The US regulator had passed an order against Srivastava and Kavuri on November 12 this year but was not able to serve the order to the accused, according to a note on the regulator's website. The proceedings against them have now been postponed to mid-2015.
"Respondents, who are believed to be in India, have not yet been served with the OIP(Order Instituting Proceedings)...To allow time for service of the OIP and Respondents’ Answers,1 consistent with 17 C.F.R. § 201.161, the hearing will be postponed sine die, and a prehearing conference will be held by telephone on June 26, 2015," said the order dated December 9.
The duo had floated an investment management company called Profits Paradise and attracted investors with guaranteed daily returns of 1.5-2%. They claimed to generate the returns by trading 'on foreign exchanges as well as in stocks and commodities,' according to the SEC statement on the matter. The SEC also alleged that the returns were fake.

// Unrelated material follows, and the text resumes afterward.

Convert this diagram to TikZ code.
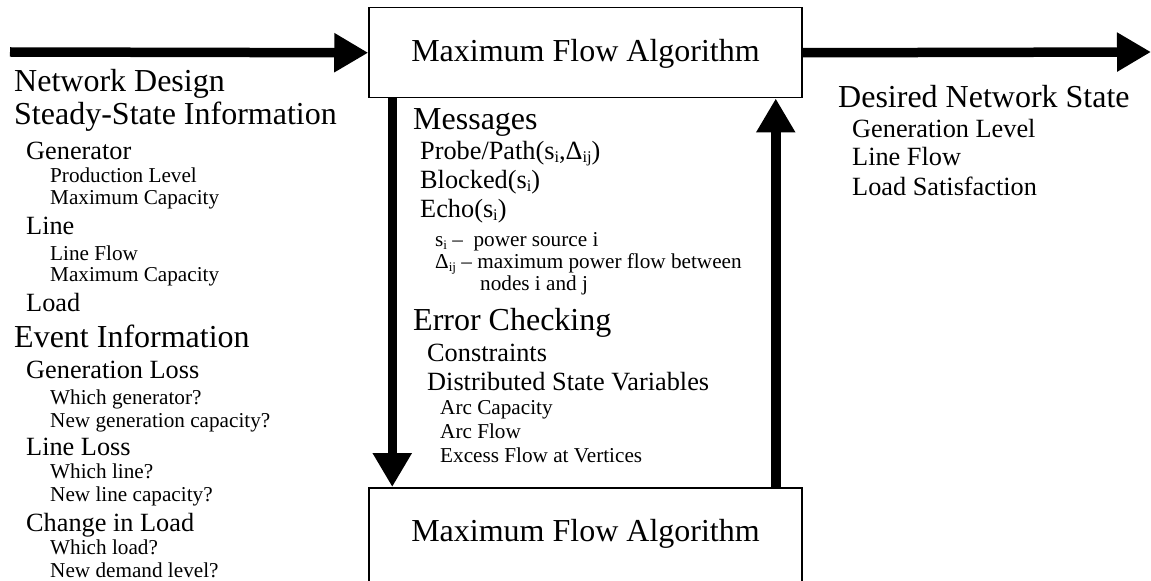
\documentclass[tikz,border=0pt]{standalone}
\usepackage{fontspec}
\setmainfont{Liberation Serif}
\usetikzlibrary{arrows.meta}
\newcommand{\subs}[1]{\raisebox{-0.22ex}{\fontsize{0.62em}{0.7em}\selectfont #1}}
\begin{document}
\begin{tikzpicture}[x=1bp,y=-1bp,
    txt/.style={anchor=base west,inner sep=0pt},
    big/.style={txt,font=\fontsize{32bp}{36bp}\selectfont},
    mid/.style={txt,font=\fontsize{26.3bp}{30bp}\selectfont},
    sml/.style={txt,font=\fontsize{21.2bp}{24bp}\selectfont},
    algbox/.style={draw,line width=1.5bp,minimum width=433bp,inner sep=0pt,anchor=north,
      text height=54bp,font=\fontsize{32bp}{36bp}\selectfont},
    flow/.style={line width=9.5bp,-{Triangle[length=34bp,width=37bp]}}]
    \useasboundingbox (0,0) rectangle (1151,581);
    \node[algbox,text depth=36bp] (top) at (585.5,7) {Maximum Flow Algorithm};
    \node[algbox,text depth=57bp] (bot) at (585.5,487) {Maximum Flow Algorithm};
    \coordinate (inl) at (10,52);
    \coordinate (outr) at (1151,52);
    \draw[flow] (inl) -- (top.west);
    \draw[flow] (top.east) -- (outr);
    \draw[flow] ([xshift=24bp]top.south west) -- ([xshift=24bp]bot.north west);
    \draw[flow] ([xshift=-27bp]bot.north east) -- ([xshift=-27bp]top.south east);
    % input
    \node[big] (nd) at (14,92) {Network Design};
    \node[big] (ssi) at (14,125) {Steady-State Information};
    \node[mid] (gen) at (26,160) {Generator};
    \node[sml] (genpl) at (50,183) {Production Level};
    \node[sml] (genmc) at (50,205) {Maximum Capacity};
    \node[mid] (line) at (26,235) {Line};
    \node[sml] (linelf) at (50,261) {Line Flow};
    \node[sml] (linemc) at (50,282) {Maximum Capacity};
    \node[mid] (load) at (26,312) {Load};
    \node[big] (evt) at (14,347) {Event Information};
    \node[mid] (gloss) at (26,378) {Generation Loss};
    \node[sml] (glwhich) at (50,404) {Which generator?};
    \node[sml] (glnew) at (50,427) {New generation capacity?};
    \node[mid] (lloss) at (26,455) {Line Loss};
    \node[sml] (llwhich) at (50,478) {Which line?};
    \node[sml] (llnew) at (50,501) {New line capacity?};
    \node[mid] (chg) at (26,531) {Change in Load};
    \node[sml] (chwhich) at (50,554) {Which load?};
    \node[sml] (chnew) at (50,577) {New demand level?};
    % messages
    \node[big] (msg) at (413,130) {Messages};
    \node[mid] (probe) at (420,160) {Probe/Path(s\subs{i},Δ\subs{ij})};
    \node[mid] (blocked) at (420,189) {Blocked(s\subs{i})};
    \node[mid] (echo) at (420,218) {Echo(s\subs{i})};
    \node[sml] (keys) at (435,247) {s\subs{i} --\ \ power source i};
    \node[sml] (keyd) at (435,269) {Δ\subs{ij} -- maximum power flow between};
    \node[sml] (keyd2) at (480,291) {nodes i and j};
    \node[big] (err) at (413,331) {Error Checking};
    \node[mid] (cons) at (427,361) {Constraints};
    \node[mid] (dsv) at (427,390) {Distributed State Variables};
    \node[sml] (arccap) at (440,414) {Arc Capacity};
    \node[sml] (arcflow) at (440,438) {Arc Flow};
    \node[sml] (excess) at (440,462) {Excess Flow at Vertices};
    % output
    \node[big] (dns) at (838,108) {Desired Network State};
    \node[mid] (dgen) at (852,138) {Generation Level};
    \node[mid] (dline) at (852,166) {Line Flow};
    \node[mid] (dload) at (852,196) {Load Satisfaction};
\end{tikzpicture}
\end{document}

India’s markets regulator Securities and Exchange Board of India (Sebi) had helped track down the software used in the scheme to a Lucknow-based firm. This ultimately helped uncover the identity of Pankaj Srivastava who had been operating under the identity of Paul Allen. Another individual Nathan Jones was also found to be involved, he was later identified as Nataraj Kavuri from Hyderabad.
Emails sent to the SEC and the Securities and Exchange Board of India on Saturday remained unanswered.